Users that like defaults that just work will be satisfied with Ubuntu. Users that like to tinker, though, are going to be satisfied more with the Debian way of things.
List of Important Differences Between Debian and Ubuntu
To summarize, here is a more compressed list of key differences between Debian and Ubuntu:
- Most software remains with the same version, so it gets old, but it’s much more stable and with less bugs. Debian tries to remove as many bugs as possible before releasing a distribution.
- All packages get security/important upgrades on time.
- No default utility to help you with common tasks like installing drivers. Not hard to use but takes time to learn.
- Because the kernel is older, very new hardware is sometimes not supported.
- Much more flexible when you want to change system components, network manager, desktop environment, etc.
- Extremely reliable when it comes to upgrading from one release to the next.
- No extra security layers installed by default. Can install but manually. However, starting with Debian 10, AppArmor will be installed by default, so this can be considered true only for previous versions.
- Software from “main” gets a lot of feature upgrades, but the risk of inserting new bugs is increased.
- Software from “universe” almost never gets updated.
- Easier to install drivers, upgrade to new Ubuntu version, etc.
- Better support for very new hardware.
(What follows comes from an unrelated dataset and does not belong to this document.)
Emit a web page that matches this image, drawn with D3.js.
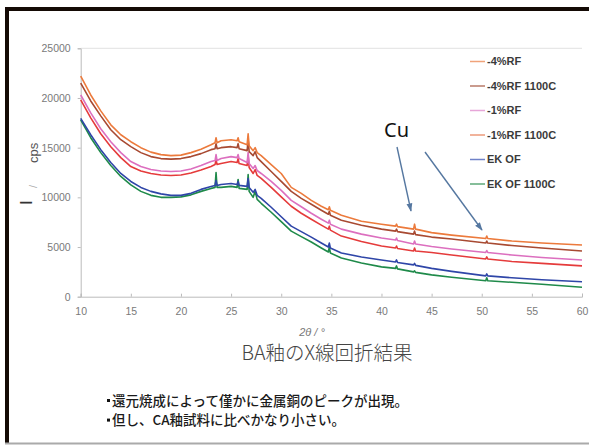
<!DOCTYPE html>
<html>
<head>
<meta charset="utf-8">
<script src="https://cdn.jsdelivr.net/npm/d3@7"></script>
<style>
  body { margin: 0; background: #fff; }
  text { font-family: "Liberation Sans", Arial, sans-serif; }
  .jp { font-family: "Noto Sans CJK JP", sans-serif; }
</style>
</head>
<body>
<svg id="chart" width="589" height="446"></svg>
<script>
// 2θ positions (deg) shared by every series
var twoTheta = [10,11,12,13,14,15,16,17,18,19,20,21,22,23,23.4,23.5,23.6,24,25,25.6,25.7,25.8,26.6,26.7,26.8,27.2,27.4,27.6,
  28,29,30,31,32,33,34,34.7,34.8,34.9,36,38,40,41.4,41.5,41.6,43.2,43.3,43.4,45,47,50.4,50.5,50.6,53,56,60] ;

// intensities in thousands of cps
var rf4 = [22.2,20.3,18.7,17.3,16.3,15.6,15.0,14.55,14.3,14.2,14.25,14.5,14.85,15.3,15.5,16.0,15.5,15.7,15.8,15.7,16.0,15.6,15.3,16.4,15.2,14.7,15.0,14.5,
  14.2,13.3,12.4,11.0,10.4,9.7,9.1,8.75,9.05,8.7,8.2,7.6,7.3,7.1,7.3,7.05,6.8,7.3,6.8,6.45,6.2,5.85,6.1,5.85,5.6,5.4,5.2] ;
var rf4h = [21.5,19.7,18.2,16.8,15.8,15.1,14.5,14.1,13.9,13.85,13.9,14.1,14.4,14.8,14.9,15.4,14.9,15.0,15.1,15.0,15.4,14.9,14.7,15.8,14.6,14.2,14.6,14.0,
  13.6,12.6,11.6,10.6,9.9,9.3,8.7,8.3,8.6,8.2,7.7,7.2,6.8,6.6,6.8,6.55,6.3,6.6,6.25,6.0,5.8,5.4,5.6,5.4,5.15,4.9,4.6] ;
var rf1 = [20.3,18.5,16.9,15.6,14.5,13.6,13.1,12.8,12.65,12.6,12.65,12.85,13.2,13.6,13.7,14.3,13.7,13.9,14.1,14.0,14.3,13.9,13.5,14.5,13.4,12.9,13.2,12.7,
  12.4,11.6,10.7,9.7,9.05,8.4,7.8,7.4,7.7,7.3,6.8,6.3,5.9,5.7,5.9,5.65,5.3,5.6,5.3,5.05,4.8,4.45,4.65,4.45,4.2,3.95,3.7] ;
var rf1h = [19.8,18.0,16.4,15.1,14.0,13.1,12.65,12.4,12.25,12.2,12.25,12.45,12.75,13.1,13.3,13.8,13.3,13.4,13.6,13.5,13.9,13.4,13.2,14.2,13.0,12.4,12.8,12.2,
  11.9,11.0,10.05,9.1,8.4,7.8,7.2,6.8,7.1,6.7,6.1,5.55,5.1,4.9,5.1,4.85,4.6,4.9,4.6,4.45,4.2,3.8,4.0,3.8,3.55,3.35,3.1] ;
var ekof = [17.95,16.3,14.8,13.5,12.4,11.6,11.0,10.6,10.35,10.2,10.2,10.4,10.8,11.1,11.2,11.7,11.2,11.3,11.4,11.3,11.6,11.2,11.1,11.9,11.0,10.5,10.8,10.2,
  9.9,9.0,8.05,7.1,6.55,6.0,5.4,5.0,5.4,4.9,4.4,4.0,3.7,3.5,3.7,3.45,3.2,3.35,3.15,2.85,2.55,2.1,2.3,2.1,1.9,1.7,1.5] ;
var ekofh = [17.8,16.0,14.5,13.2,12.1,11.25,10.6,10.2,10.0,10.0,10.05,10.25,10.6,10.9,11.0,12.5,11.0,11.0,11.1,11.0,11.8,10.9,10.8,12.3,10.6,10.0,10.6,9.8,
  9.4,8.5,7.55,6.6,6.05,5.5,4.9,4.5,5.0,4.4,3.9,3.4,3.0,2.85,3.1,2.8,2.5,2.6,2.45,2.2,1.95,1.6,1.9,1.6,1.45,1.25,0.95] ;

var seriesNames = ['-4%RF','-4%RF 1100C','-1%RF','-1%RF 1100C','EK OF','EK OF 1100C'] ;
var seriesColors = ['#ec7a3c','#a84a32','#dc6fbf','#e53b3b','#2f46a8','#1f8a4a'] ;
var legendColors = ['#f0a37a','#b87a68','#e7a6d8','#ec9a7a','#6f82c8','#5ea878'] ;
var seriesData = [rf4, rf4h, rf1, rf1h, ekof, ekofh] ;

var xTicks = [10,15,20,25,30,35,40,45,50,55,60] ;
var yTicks = [0,5000,10000,15000,20000,25000] ;

var svg = d3.select('#chart') ;

// slide frame
svg.append('rect').attr('x',5).attr('y',7).attr('width',590).attr('height',4).attr('fill','#140a05') ;
svg.append('rect').attr('x',5).attr('y',7).attr('width',4).attr('height',437).attr('fill','#140a05') ;
svg.append('rect').attr('x',5).attr('y',442.5).attr('width',590).attr('height',2).attr('fill','#aaaaaa') ;

var x = d3.scaleLinear().domain([10,60]).range([80.7,582]) ;
var y = d3.scaleLinear().domain([0,25000]).range([296.7,48.3]) ;

// top border of plot area
svg.append('line').attr('x1',x(10)).attr('x2',x(60)).attr('y1',y(25000)).attr('y2',y(25000))
  .attr('stroke','#e2e2e2').attr('stroke-width',1) ;

var yAxis = svg.append('g').attr('transform','translate(' + x(10) + ',0)')
  .call(d3.axisLeft(y).tickValues(yTicks).tickSize(3).tickPadding(7).tickFormat(d3.format('d'))) ;
var xAxis = svg.append('g').attr('transform','translate(0,' + y(0) + ')')
  .call(d3.axisBottom(x).tickValues(xTicks).tickSize(-3).tickPadding(11)) ;
[xAxis, yAxis].forEach(function(g) {
  g.select('.domain').attr('stroke','#bbbbbb') ;
  g.selectAll('.tick line').attr('stroke','#bbbbbb') ;
  g.selectAll('.tick text').attr('fill','#7a7a7a').style('font-size','10.5px')
    .style('font-family','"Liberation Sans", Arial, sans-serif') ;
}) ;

// series
var line = d3.line()
  .x(function(d,i) { return x(twoTheta[i]) ; })
  .y(function(d) { return y(d * 1000) ; }) ;
for ( var s = seriesData.length - 1 ; s >= 0 ; --s ) {
  svg.append('path').attr('d', line(seriesData[s])).attr('fill','none')
    .attr('stroke', seriesColors[s]).attr('stroke-width',1.6).attr('stroke-linejoin','round') ;
}

// legend
var legendY = d3.scaleLinear().domain([0,5]).range([61.5,184]) ;
for ( var i = 0 ; i < seriesNames.length ; ++i ) {
  svg.append('line').attr('x1',470).attr('x2',485).attr('y1',legendY(i)).attr('y2',legendY(i))
    .attr('stroke', legendColors[i]).attr('stroke-width',1.5) ;
  svg.append('text').attr('x',487).attr('y',legendY(i)).attr('dy','0.36em')
    .attr('fill','#3a3a3a').style('font-size','11px').style('font-weight','bold').text(seriesNames[i]) ;
}

// Cu annotation
svg.append('text').attr('x',384).attr('y',137).attr('fill','#111').style('font-size','20px')
  .style('font-family','"Noto Sans", sans-serif').text('Cu') ;
svg.append('defs').append('marker').attr('id','arr').attr('viewBox','0 0 10 10')
  .attr('refX',9).attr('refY',5).attr('markerWidth',6).attr('markerHeight',6).attr('orient','auto')
  .append('path').attr('d','M0,1.5 L10,5 L0,8.5 Z').attr('fill','#5577a0') ;
[[397,147,411,211],[425,152,482,230]].forEach(function(a) {
  svg.append('line').attr('x1',a[0]).attr('y1',a[1]).attr('x2',a[2]).attr('y2',a[3])
    .attr('stroke','#5577a0').attr('stroke-width',1.4).attr('marker-end','url(#arr)') ;
}) ;

// axis titles
svg.append('text').attr('transform','translate(32,205) rotate(-90)').attr('fill','#333')
  .style('font-size','17px').text('I') ;
svg.append('text').attr('transform','translate(37,188) rotate(-90)').attr('fill','#aaa')
  .style('font-size','11px').text('/') ;
svg.append('text').attr('transform','translate(38,163) rotate(-90)').attr('fill','#555')
  .style('font-size','13px').text('cps') ;
svg.append('text').attr('x',312).attr('y',336).attr('text-anchor','middle').attr('fill','#777')
  .style('font-size','11px').style('font-style','italic').text('2θ / °') ;

svg.append('text').attr('class','jp').attr('x',327).attr('y',360).attr('text-anchor','middle')
  .attr('fill','#444').style('font-size','19.5px').style('font-weight','300').text('BA釉のX線回折結果') ;

var notes = ['還元焼成によって僅かに金属銅のピークが出現。','但し、CA釉試料に比べかなり小さい。'] ;
notes.forEach(function(n,i) {
  var yy = 401 + i * 19.6 ;
  svg.append('rect').attr('x',107).attr('y',yy - 2).attr('width',3).attr('height',3).attr('fill','#111') ;
  svg.append('text').attr('class','jp').attr('x',112).attr('y',yy).attr('dy','0.36em')
    .attr('fill','#1a1a1a').style('font-size','13.5px').style('font-weight','500').text(n) ;
}) ;
</script>
</body>
</html>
Not everything will work, but you have much better chances on Ubuntu.
- Defaults are well-configured, but you may encounter problems when changing important system components like the desktop environment (after install).
- Easy to upgrade from one Ubuntu release to another but not always as smooth as Debian’s upgrades.
- Comes with AppArmor installed by default, which adds an extra layer of security to some sensitive applications.
To choose between the distributions is to decide what’s more important for each person. But generally speaking, beginners will be intimidated by Debian. Some Linux users start with Ubuntu and then migrate to Debian. Either way, anyone can test a Debian live image or Ubuntu live image and make a decision based on direct experience with the platform.